Adobe’s Marketo platform helps you get measurable results from acquisition to advocacy, all while keeping customers engaged. Marketo allows you to send emails, build landing pages and, most importantly, look at data so client journeys can be customized.

Specifically, Marketo’s lead scoring tools allow you to build out the customer journeys from when they first appear in your database all the way to close. Through personalized campaigns, the scoring strategies help you attract, nurture, and deliver on win-ready leads.

What is Lead Scoring?

Lead scoring is the methodology for ranking leads in order of sales-readiness. It saves time and helps companies focus on high-quality leads that have a better chance of converting through to a sale. Once a lead scoring method has filtered relevant leads, companies can customize their communication approach to meet the needs of the customer, further moving them toward a sale.
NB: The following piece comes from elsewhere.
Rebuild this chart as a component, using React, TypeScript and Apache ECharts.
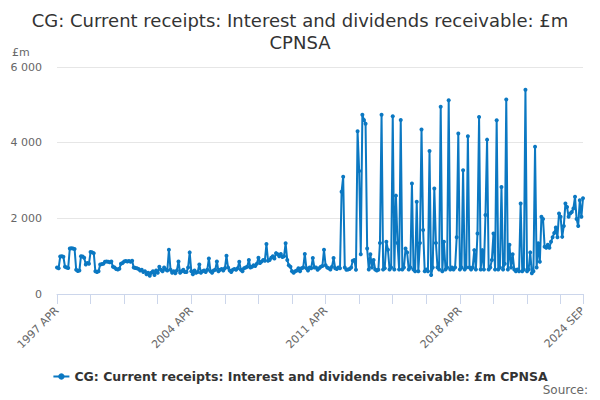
import { useEffect, useRef } from 'react';
import * as echarts from 'echarts';

const MONTHS = ['JAN', 'FEB', 'MAR', 'APR', 'MAY', 'JUN', 'JUL', 'AUG', 'SEP', 'OCT', 'NOV', 'DEC'];

// monthly, 1997 APR .. 2024 SEP, one row per April-March year
const receipts = [
  700, 680, 990, 1000, 985, 720, 700, 690, 1200, 1210, 1200, 1190,
  640, 610, 620, 1000, 990, 960, 780, 820, 800, 1110, 1100, 1080,
  600, 580, 600, 780, 790, 800, 850, 860, 850, 840, 860, 720,
  700, 660, 650, 670, 800, 820, 860, 870, 860, 870, 850, 880,
  700, 690, 680, 660, 620, 640, 580, 600, 520, 560, 480, 560,
  600, 500, 620, 560, 720, 640, 600, 700, 650, 620, 1170, 640,
  560, 600, 550, 620, 860, 560, 600, 640, 580, 580, 700, 1100,
  600, 520, 620, 560, 580, 780, 560, 600, 620, 580, 640, 940,
  600, 560, 620, 640, 860, 600, 640, 660, 620, 680, 1010, 700,
  620, 580, 640, 660, 640, 680, 850, 640, 600, 680, 700, 720,
  900, 700, 720, 760, 740, 800, 960, 820, 860, 900, 880, 1320,
  880, 900, 960, 1000, 940, 1080, 1050, 1000, 1060, 980, 1000, 1340,
  900, 760, 720, 600, 560, 600, 620, 680, 600, 680, 700, 1060,
  680, 620, 700, 680, 950, 700, 700, 640, 680, 720, 740, 1170,
  760, 700, 680, 650, 720, 950, 680, 660, 700, 680, 2700, 3100,
  700, 640, 650, 660, 700, 880, 900, 640, 4300, 3250, 1050, 4740,
  4600, 4500, 1200, 650, 1050, 700, 900, 650, 620, 640, 1350, 4740,
  650, 680, 1380, 1170, 650, 700, 4700, 650, 2600, 1350, 650, 4600,
  650, 700, 1200, 1100, 650, 700, 2920, 650, 600, 2440, 600, 1350,
  4350, 1690, 600, 650, 600, 3780, 500, 700, 2790, 1350, 700, 650,
  4950, 600, 1380, 650, 700, 5120, 650, 700, 650, 700, 1500, 4240,
  650, 700, 3270, 650, 700, 4170, 700, 650, 700, 1160, 650, 1600,
  4680, 650, 1160, 650, 2090, 4080, 650, 700, 900, 1600, 650, 4590,
  650, 700, 2830, 650, 800, 5140, 650, 1300, 700, 1050, 650, 600,
  650, 600, 2390, 600, 650, 5400, 600, 650, 1100, 550, 600, 3890,
  700, 1340, 850, 2040, 1980, 1250, 1220, 1300, 1220, 1380, 1500, 1610,
  1760, 1500, 2130, 2040, 1510, 1800, 2390, 2300, 2040, 2130, 2170, 2260,
  2570, 1980, 1800, 2480, 2040, 2530,
];

const categories = receipts.map((_, i) => {
  const m = 3 + i;
  return `${1997 + Math.floor(m / 12)} ${MONTHS[m % 12]}`;
});

const yTicks = [0, 2000, 4000, 6000];
const seriesName = 'CG: Current receipts: Interest and dividends receivable: £m CPNSA';
const FONT = '"DejaVu Sans", sans-serif';

const fmt = (v: number) => String(v).replace(/\B(?=(\d{3})+(?!\d))/g, ' ');

const App = () => {
  const chartRef = useRef<HTMLDivElement>(null);

  useEffect(() => {
    if (!chartRef.current) return;
    const chart = echarts.init(chartRef.current, null, { renderer: 'svg' });
    const last = categories.length - 1;

    chart.setOption({
      animation: false,
      textStyle: { fontFamily: FONT },
      title: {
        text: 'CG: Current receipts: Interest and dividends receivable: £m\nCPNSA',
        left: 'center',
        top: 4,
        textStyle: { fontFamily: FONT, fontSize: 18, fontWeight: 'normal', color: '#333', lineHeight: 22 },
      },
      graphic: [
        { type: 'text', left: 12, top: 47, style: { text: '£m', font: `11px ${FONT}`, fill: '#666' } },
        { type: 'text', right: 12, top: 384, style: { text: 'Source:', font: `12px ${FONT}`, fill: '#666' } },
      ],
      legend: {
        top: 365,
        left: 'center',
        itemWidth: 16,
        itemHeight: 8,
        itemGap: 10,
        textStyle: { fontFamily: FONT, fontSize: 12.5, fontWeight: 'bold', color: '#333' },
        data: [seriesName],
      },
      grid: { left: 57, right: 17, top: 67, bottom: 106, outerBoundsMode: 'none' },
      xAxis: {
        type: 'category',
        data: categories,
        boundaryGap: false,
        axisLine: { lineStyle: { color: '#ccd6eb' } },
        axisTick: {
          length: 10,
          lineStyle: { color: '#ccd6eb' },
          interval: (i: number) => i % 21 === 0 || i === last,
        },
        axisLabel: {
          rotate: 45,
          margin: 15,
          fontSize: 11,
          color: '#666',
          fontFamily: FONT,
          interval: (i: number) => i % 84 === 0 || i === last,
        },
      },
      yAxis: {
        type: 'value',
        min: yTicks[0],
        max: yTicks[yTicks.length - 1],
        interval: 2000,
        axisLine: { show: false },
        axisTick: { show: false },
        splitLine: { lineStyle: { color: '#e6e6e6' } },
        axisLabel: { margin: 15, fontSize: 11, color: '#666', fontFamily: FONT, formatter: fmt },
      },
      series: [
        {
          name: seriesName,
          type: 'line',
          data: receipts,
          color: '#0b78c2',
          lineStyle: { width: 2 },
          symbol: 'circle',
          symbolSize: 4,
          showSymbol: true,
          showAllSymbol: true,
        },
      ],
    });

    return () => chart.dispose();
  }, []);

  return (
    <div
      ref={chartRef}
      style={{ position: 'absolute', left: 0, top: 0, width: '600px', height: '400px', background: '#fff' }}
    />
  );
};

export default App;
Lead scoring is typically divided into two segments: demographic scoring and behavioral scoring. Demographic scoring is anything that exists in your data that has to do with who your customer is. This could be company size, company name, industry, job title, or country — the list can be infinite. Behavioral scoring includes things like filling out a form, browsing a website, event attendance, and other similar actions. Demographic and behavioral components work together to create a lead score for each particular customer.

How Marketo Differentiates From Other Platforms

Although there are plenty of platforms that have lead scoring capabilities, Marketo far surpasses competitors in various ways. Marketo offers flexibility in terms of lead scoring — compared to other platforms where you’re often married to the lead scoring method.
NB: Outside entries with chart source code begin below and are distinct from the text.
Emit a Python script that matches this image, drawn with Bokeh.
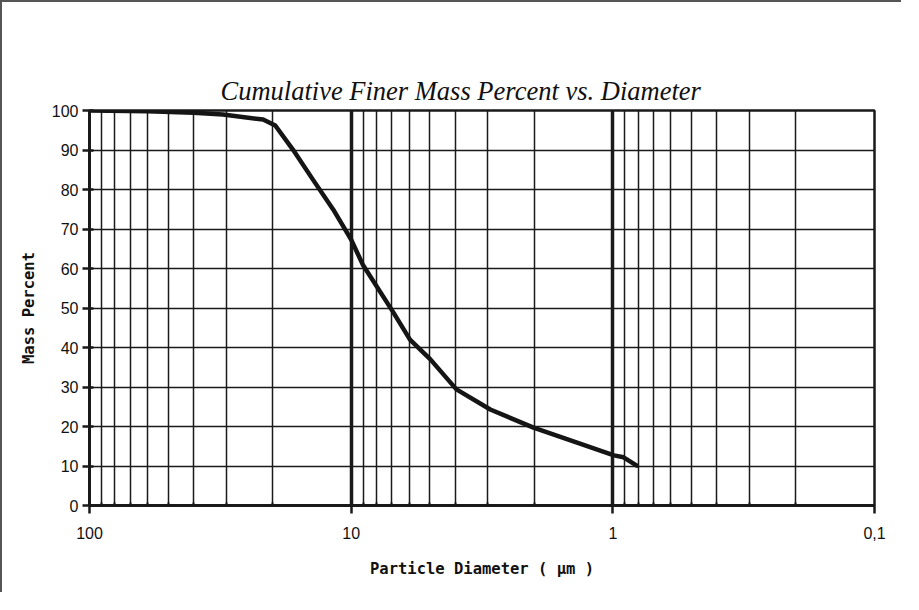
from bokeh.plotting import figure
from bokeh.models import Range1d, FixedTicker, Title
from bokeh.embed import file_html
from bokeh.resources import INLINE

# ---- data ----
diameter_um = [100, 60, 40, 30.9, 21.7, 19.5, 16.7, 14.0, 11.7, 10.0, 9.0,
               6.9, 5.96, 4.98, 3.96, 2.94, 2.01, 1.37, 0.99, 0.91, 0.81]
mass_percent = [100, 99.8, 99.4, 99.0, 97.7, 96.2, 90.1, 82.5, 74.9, 67.3, 60.8,
                48.9, 42.0, 37.0, 29.4, 24.3, 19.7, 15.9, 12.7, 12.2, 10.1]

x_major_ticks = [100, 10, 1, 0.1]
x_major_labels = ["100", "10", "1", "0,1"]
x_minor_ticks = [m * d for d in (10, 1, 0.1) for m in range(2, 10)]
y_ticks = [0, 10, 20, 30, 40, 50, 60, 70, 80, 90, 100]

title_text = "Cumulative Finer Mass Percent vs. Diameter"
x_label = "Particle Diameter ( µm )"
y_label = "Mass Percent"

INK = "#1a1a1a"

p = figure(width=901, height=592, x_axis_type="log",
           x_range=Range1d(100, 0.1), y_range=Range1d(0, 100),
           output_backend="svg", toolbar_location=None,
           min_border_left=87, min_border_right=29,
           min_border_top=108, min_border_bottom=89)
p.styles = {"border-top": "2px solid #555", "border-left": "2px solid #555"}

p.background_fill_color = "white"
p.border_fill_color = "white"
p.outline_line_color = INK
p.outline_line_width = 2.5

xt = FixedTicker(ticks=x_major_ticks, minor_ticks=x_minor_ticks)
p.xaxis.ticker = xt
p.xgrid.ticker = xt
p.xaxis.major_label_overrides = dict(zip(x_major_ticks, x_major_labels))
p.yaxis.ticker = FixedTicker(ticks=y_ticks)

for ax in (p.xaxis, p.yaxis):
    ax.axis_line_color = INK
    ax.axis_line_width = 3
    ax.major_tick_line_color = INK
    ax.major_tick_line_width = 2.5
    ax.major_label_text_font = "Liberation Sans"
    ax.major_label_text_font_size = "16px"
    ax.major_label_text_color = "#111111"
    ax.axis_label_text_font = "DejaVu Sans Mono"
    ax.axis_label_text_font_style = "bold"
    ax.axis_label_text_font_size = "15.5px"
    ax.axis_label_text_color = "#111111"

p.xaxis.major_tick_out = 8
p.xaxis.major_tick_in = 0
p.xaxis.minor_tick_line_color = INK
p.xaxis.minor_tick_line_width = 2
p.xaxis.minor_tick_in = 3
p.xaxis.minor_tick_out = 0
p.xaxis.major_label_standoff = 13
p.xaxis.axis_label = x_label
p.xaxis.axis_label_standoff = 18

p.yaxis.major_tick_out = 7
p.yaxis.major_tick_in = 4
p.yaxis.minor_tick_line_color = None
p.yaxis.major_label_standoff = 4
p.yaxis.axis_label = y_label
p.yaxis.axis_label_standoff = 11

p.xgrid.grid_line_color = INK
p.xgrid.grid_line_width = 3.5
p.xgrid.grid_line_alpha = 1
p.xgrid.minor_grid_line_color = INK
p.xgrid.minor_grid_line_width = 1.5
p.ygrid.grid_line_color = INK
p.ygrid.grid_line_width = 1.6
p.ygrid.grid_line_alpha = 1

p.line(diameter_um, mass_percent, line_color="#151515", line_width=4.5,
       line_join="round", line_cap="round")

# transparent spacer panel next to the frame, then the real title outside it
p.add_layout(Title(text=".", text_font_size="1px", standoff=42,
                   text_color="white", text_alpha=0.0), "above")
p.add_layout(Title(text=title_text, align="left", offset=131, standoff=10,
                   text_font="Liberation Serif", text_font_style="italic",
                   text_font_size="26.5px", text_color="#111111"), "above")

open("out.html", "w").write(file_html(p, INLINE))
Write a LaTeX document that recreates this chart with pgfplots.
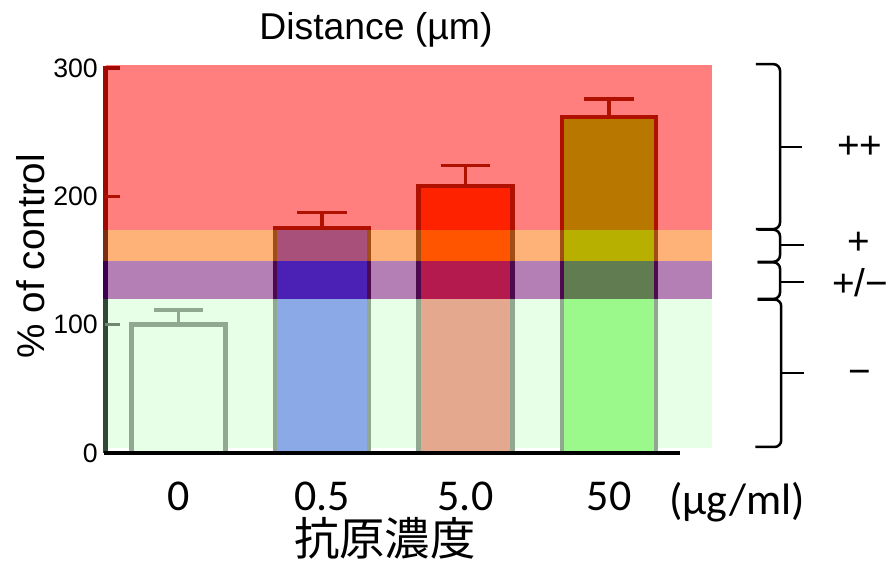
\documentclass[border=0pt]{standalone}
\usepackage{pgfplots}
\pgfplotsset{compat=1.18}
\usepackage{fontspec}
\setmainfont{Liberation Sans}
\newfontfamily\calib{Carlito}
\newfontfamily\cjk{Noto Sans CJK JP}
\definecolor{bandred}{HTML}{FF7F7F}
\definecolor{bandorange}{HTML}{FFB278}
\definecolor{bandpurple}{HTML}{B47FB4}
\definecolor{bandgreen}{HTML}{E6FFE6}
\definecolor{bAlow}{HTML}{8BA9E6}
\definecolor{bApur}{HTML}{4B20B4}
\definecolor{bAora}{HTML}{A8507A}
\definecolor{bAred}{HTML}{A8507A}
\definecolor{bBlow}{HTML}{E4A88F}
\definecolor{bBpur}{HTML}{B41A4E}
\definecolor{bBora}{HTML}{FF5500}
\definecolor{bBred}{HTML}{FF2200}
\definecolor{bClow}{HTML}{9AF98A}
\definecolor{bCpur}{HTML}{607C50}
\definecolor{bCora}{HTML}{B8B000}
\definecolor{bCred}{HTML}{B87800}
\definecolor{outlow}{HTML}{8FA88F}
\definecolor{outpur}{HTML}{4E0A4E}
\definecolor{outora}{HTML}{A04E14}
\definecolor{outred}{HTML}{B01000}
\definecolor{axred}{HTML}{A00800}
\definecolor{axora}{HTML}{7A3010}
\definecolor{axpur}{HTML}{3C0050}
\definecolor{axlow}{HTML}{2E4A34}
\begin{document}
\begin{tikzpicture}
\begin{axis}[
  x=107.625pt, y=0.9625pt,
  xmin=-0.5087, xmax=3.718, ymin=0, ymax=302,
  clip=false,
  axis lines=left,
  axis line style={draw=none},
  major tick length=0pt,
  xtick={0,1,2,3},
  xticklabels={0,0.5,5.0,50},
  xticklabel style={font=\calib\fontsize{33}{38}\selectfont, anchor=base, yshift=-42.75pt, inner sep=0pt},
  ytick={0,100,200,300},
  yticklabel style={font=\fontsize{20}{24}\selectfont, anchor=east, inner sep=0pt, xshift=-5.6pt},
  /pgf/number format/assume math mode=true,
]
% background bands
\addplot[fill=bandred, draw=none] coordinates {(-0.505,173.6) (3.718,173.6) (3.718,302) (-0.505,302)} -- cycle;
\addplot[fill=bandorange, draw=none] coordinates {(-0.505,149.9) (3.718,149.9) (3.718,173.6) (-0.505,173.6)} -- cycle;
\addplot[fill=bandpurple, draw=none] coordinates {(-0.505,119.8) (3.718,119.8) (3.718,149.9) (-0.505,149.9)} -- cycle;
\addplot[fill=bandgreen, draw=none] coordinates {(-0.505,3.9) (3.718,3.9) (3.718,119.8) (-0.505,119.8)} -- cycle;

% bars: full-height layers
\addplot[ybar, bar width=0.655, fill=bandgreen, draw=none] coordinates {(0,100)};
\addplot[ybar, bar width=0.655, fill=bAred, draw=none] coordinates {(1,175.3)};
\addplot[ybar, bar width=0.655, fill=bBred, draw=none] coordinates {(2,208)};
\addplot[ybar, bar width=0.655, fill=bCred, draw=none] coordinates {(3,262)};
% orange-zone layers
\addplot[ybar, bar width=0.655, fill=bAora, draw=none] coordinates {(1,173.6)};
\addplot[ybar, bar width=0.655, fill=bBora, draw=none] coordinates {(2,173.6)};
\addplot[ybar, bar width=0.655, fill=bCora, draw=none] coordinates {(3,173.6)};
% purple-zone layers
\addplot[ybar, bar width=0.655, fill=bApur, draw=none] coordinates {(1,149.9)};
\addplot[ybar, bar width=0.655, fill=bBpur, draw=none] coordinates {(2,149.9)};
\addplot[ybar, bar width=0.655, fill=bCpur, draw=none] coordinates {(3,149.9)};
% low-zone layers
\addplot[ybar, bar width=0.655, fill=bAlow, draw=none] coordinates {(1,119.8)};
\addplot[ybar, bar width=0.655, fill=bBlow, draw=none] coordinates {(2,119.8)};
\addplot[ybar, bar width=0.655, fill=bClow, draw=none] coordinates {(3,119.8)};

% error bars (mean + SE)
\addplot[draw=outlow, line width=2.6pt, unbounded coords=jump] coordinates {
  (0,100) (0,111.4) (0.1,nan) (-0.174,111.4) (0.174,111.4)};
\addplot[draw=outred, line width=2.6pt, unbounded coords=jump] coordinates {
  (1,175.3) (1,187.3) (1.1,nan) (0.826,187.3) (1.174,187.3) (1.5,nan)
  (2,208) (2,224) (2.1,nan) (1.826,224) (2.174,224) (2.5,nan)
  (3,262) (3,276) (3.1,nan) (2.826,276) (3.174,276)};

% outlines
\addplot[draw=outlow, line width=3.4pt, line join=miter] coordinates {(-0.3275,0) (-0.3275,100) (0.3275,100) (0.3275,0)};
\addplot[draw=outlow, line width=3.4pt, unbounded coords=jump] coordinates {
  (0.6725,0) (0.6725,119.8) (1,nan) (1.3275,0) (1.3275,119.8) (1.5,nan)
  (1.6725,0) (1.6725,119.8) (2,nan) (2.3275,0) (2.3275,119.8) (2.5,nan)
  (2.6725,0) (2.6725,119.8) (3,nan) (3.3275,0) (3.3275,119.8)};
\addplot[draw=outpur, line width=3.4pt, unbounded coords=jump] coordinates {
  (0.6725,119.8) (0.6725,149.9) (1,nan) (1.3275,119.8) (1.3275,149.9) (1.5,nan)
  (1.6725,119.8) (1.6725,149.9) (2,nan) (2.3275,119.8) (2.3275,149.9) (2.5,nan)
  (2.6725,119.8) (2.6725,149.9) (3,nan) (3.3275,119.8) (3.3275,149.9)};
\addplot[draw=outora, line width=3.4pt, unbounded coords=jump] coordinates {
  (0.6725,149.9) (0.6725,173.6) (1,nan) (1.3275,149.9) (1.3275,173.6) (1.5,nan)
  (1.6725,149.9) (1.6725,173.6) (2,nan) (2.3275,149.9) (2.3275,173.6) (2.5,nan)
  (2.6725,149.9) (2.6725,173.6) (3,nan) (3.3275,149.9) (3.3275,173.6)};
\addplot[draw=outred, line width=3.4pt, line join=miter] coordinates {(0.6725,173.6) (0.6725,175.3) (1.3275,175.3) (1.3275,173.6)};
\addplot[draw=outred, line width=3.4pt, line join=miter] coordinates {(1.6725,173.6) (1.6725,208) (2.3275,208) (2.3275,173.6)};
\addplot[draw=outred, line width=3.4pt, line join=miter] coordinates {(2.6725,173.6) (2.6725,262) (3.3275,262) (3.3275,173.6)};

% axis lines and ticks
\draw[axred, line width=3.2pt, line join=miter] (axis cs:-0.4077,300) -- (axis cs:-0.5087,300) -- (axis cs:-0.5087,173.6);
\draw[axora, line width=3.2pt] (axis cs:-0.5087,173.6) -- (axis cs:-0.5087,149.9);
\draw[axpur, line width=3.2pt] (axis cs:-0.5087,149.9) -- (axis cs:-0.5087,119.8);
\draw[axlow, line width=3.2pt] (axis cs:-0.5087,119.8) -- (axis cs:-0.5087,0);
\draw[outred, line width=2.4pt] (axis cs:-0.5087,200) -- (axis cs:-0.4077,200);
\draw[outlow!80!black, line width=2.4pt] (axis cs:-0.5087,100) -- (axis cs:-0.4077,100);
\draw[black, line width=3.4pt] (axis cs:-0.522,0) -- (axis cs:3.495,0);

% texts
\node[font=\fontsize{28}{33}\selectfont] at (axis cs:1.376,329.6) {Distance (µm)};
\node[rotate=90, font=\fontsize{29}{34}\selectfont] at (axis cs:-1.028,153.5) {\% of control};
\node[font=\calib\fontsize{33}{38}\selectfont, anchor=base] at (axis cs:3.893,-48.3) {(µg/ml)};
\node[font=\cjk\fontsize{34}{40}\selectfont, inner sep=0pt] at (axis cs:1.439,-66.5) {抗原濃度};

% braces
\draw[line width=1.9pt, rounded corners=5pt] (axis cs:4.024,303) -- (axis cs:4.192,303) -- (axis cs:4.192,174.5) -- (axis cs:4.024,174.5);
\draw[line width=1.9pt] (axis cs:4.192,238.4) -- (axis cs:4.345,238.4);
\draw[line width=1.9pt, rounded corners=5pt] (axis cs:4.035,174) -- (axis cs:4.192,174) -- (axis cs:4.192,149) -- (axis cs:4.035,149);
\draw[line width=1.9pt] (axis cs:4.192,162.1) -- (axis cs:4.36,162.1);
\draw[line width=1.9pt, rounded corners=5pt] (axis cs:4.035,148.6) -- (axis cs:4.192,148.6) -- (axis cs:4.192,120) -- (axis cs:4.035,120);
\draw[line width=1.9pt] (axis cs:4.192,133.2) -- (axis cs:4.36,133.2);
\draw[line width=1.9pt, rounded corners=5pt] (axis cs:4.035,119.6) -- (axis cs:4.2,119.6) -- (axis cs:4.2,4.7) -- (axis cs:4.02,4.7);
\draw[line width=1.9pt] (axis cs:4.2,62.3) -- (axis cs:4.36,62.3);
\node[font=\fontsize{29}{34}\selectfont] at (axis cs:4.749,238.4) {++};
\node[font=\fontsize{29}{34}\selectfont] at (axis cs:4.742,163.6) {+};
\node[font=\fontsize{29}{34}\selectfont] at (axis cs:4.749,132.5) {+/−};
\node[font=\fontsize{29}{34}\selectfont] at (axis cs:4.749,59.2) {−};

\coordinate (BL) at (axis cs:-1.2439,-83.38);
\coordinate (TR) at (axis cs:4.9721,353.0);
\end{axis}
\pgfresetboundingbox
\path[use as bounding box] (BL) rectangle (TR);
\end{tikzpicture}
\end{document}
One of the benefits of Marketo is unlimited scoring fields. You aren’t locked into scoring only the things that your platform wants you to score. You can customize scoring fields on any data point or behavioral action, giving you the opportunity to pinpoint more relevant leads specific to your company.

Some of the more advanced strategies Marketo offers are lead scoring A/B testing, product-specific lead scores, negative lead scoring, and the ability to run lead scoring on your own schedule.
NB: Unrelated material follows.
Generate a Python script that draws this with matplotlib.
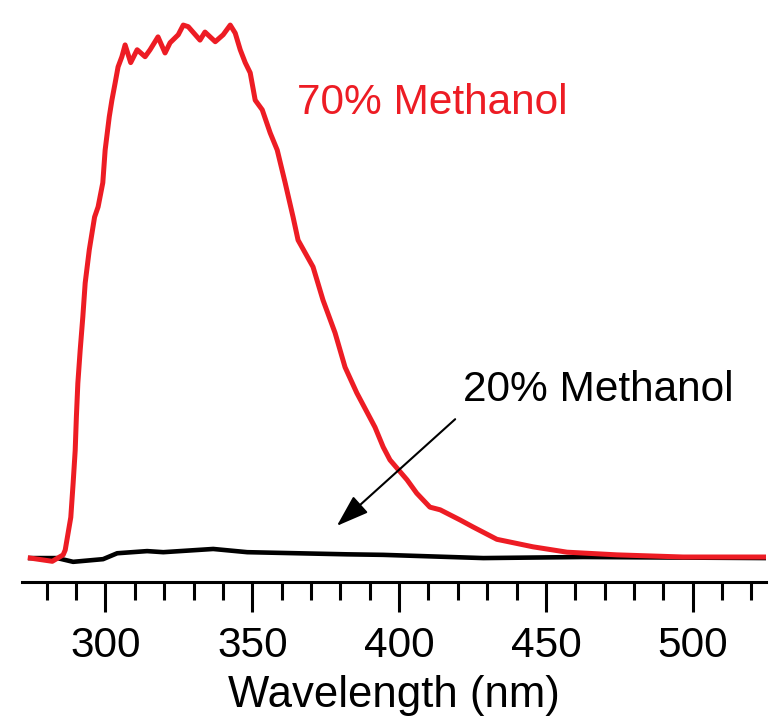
import matplotlib.pyplot as plt

plt.rcParams['font.family'] = ['Liberation Sans', 'DejaVu Sans']

# emission spectra, intensity in arbitrary units (peak ~100)
wl_70 = [274.4, 281.9, 285.6, 286.3, 288.2, 289.0, 289.7, 290.1, 290.6, 291.4,
         292.3, 293.1, 294.5, 296.3, 297.5, 299.1, 299.9, 301.3, 302.2, 303.3,
         304.3, 305.6, 306.7, 308.6, 310.8, 313.5, 315.2, 317.9, 320.3, 322.0,
         324.8, 326.5, 328.2, 332.2, 333.9, 337.4, 340.1, 342.5, 344.2, 345.9,
         347.6, 349.3, 351.0, 353.4, 356.1, 358.5, 361.2, 363.9, 365.6, 370.7,
         374.1, 378.2, 381.6, 385.6, 391.8, 394.6, 396.9, 402.7, 406.0, 410.5,
         414.0, 420.8, 425.2, 433.3, 445.6, 457.2, 474.2, 496.7, 525.3]
int_70 = [0.0, -0.6, 0.6, 1.5, 7.6, 14.0, 20.1, 26.3, 32.6, 38.8,
          45.0, 51.3, 57.5, 63.6, 65.5, 70.0, 76.1, 82.3, 85.4, 88.6,
          91.6, 93.5, 95.7, 92.4, 94.8, 93.5, 94.8, 97.2, 94.2, 96.1,
          97.6, 99.4, 99.1, 96.6, 98.1, 96.3, 97.6, 99.4, 97.9, 94.8,
          92.4, 90.5, 85.4, 83.6, 79.3, 76.1, 70.0, 63.6, 59.3, 54.3,
          48.1, 42.0, 35.6, 30.8, 24.4, 20.7, 18.3, 14.6, 12.1, 9.5,
          9.0, 7.1, 5.8, 3.5, 2.1, 1.1, 0.6, 0.2, 0.2]

wl_20 = [274.4, 283.6, 289.0, 299.2, 304.0, 314.2, 319.7, 336.7, 348.3,
         365.3, 382.3, 394.6, 428.7, 462.7, 525.3]
int_20 = [0.0, 0.0, -0.7, -0.2, 0.9, 1.3, 1.1, 1.7, 1.1,
          0.9, 0.7, 0.6, 0.0, 0.2, 0.0]

red = '#ed1c24'

fig = plt.figure(figsize=(7.77, 7.19), dpi=100)
ax = fig.add_axes([0.028, 0.191, 0.958, 0.795])

ax.plot(wl_20, int_20, color='black', lw=3.3)
ax.plot(wl_70, int_70, color=red, lw=3.6)

ax.set_xlim(271.5, 525)
ax.set_ylim(-4.4, 102.2)

for s in ['left', 'right', 'top']:
    ax.spines[s].set_visible(False)
ax.spines['bottom'].set_linewidth(2.2)
ax.set_yticks([])

ax.set_xticks([300, 350, 400, 450, 500])
ax.set_xticks(range(280, 525, 10), minor=True)
ax.tick_params(axis='x', which='major', length=21.6, width=2.2, labelsize=30.5, pad=10)
ax.tick_params(axis='x', which='minor', length=13, width=2.2)
ax.set_xlabel('Wavelength (nm)', fontsize=31.5, labelpad=7)

ax.text(365.2, 82.8, '70% Methanol', color=red, fontsize=30.5, va='baseline')
ax.text(421.9, 29.3, '20% Methanol', color='black', fontsize=30.5, va='baseline')
ax.annotate('', xy=(378.8, 6.0), xytext=(419.1, 25.9),
            arrowprops=dict(arrowstyle='-|>,head_length=1.0,head_width=0.34',
                            mutation_scale=20, lw=1.5, color='black',
                            shrinkA=0, shrinkB=0))

fig.savefig('out.png', dpi=100)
The Do’s and Don’ts of Building Out Your Scoring Model

Marketo has a long list of benefits, but building your scoring model still comes with challenges.

When you’re putting a scoring model into place, one of the biggest challenges is determining what you will score. You want to collect relevant information, but you don’t want a 20-question form to identify your ideal customer profiles. Many companies solve this through enrichment tools that help you collect extra data.

Another challenge is getting buy-in from your team on a cohesive strategy. You should ensure that both your sales team and demand generation team have a voice, but you still need the leadership team to drive decisions at the end of the day. To find a good balance between conflicting voices, you can take feedback from all teams, build two different models, and see which one is more successful for your company.

Regardless of how well your scoring model is running, you want to check in from time to time and see if it needs updating. And you want to look at this from both a process and an organic standpoint. You should be in the loop with your teams and have consistent meetings, getting their feedback on what’s working and what’s not working. On the process side, revisiting your model every quarter can be helpful to ensure that you’re hitting opportunity goals as well as marketing qualified lead goals.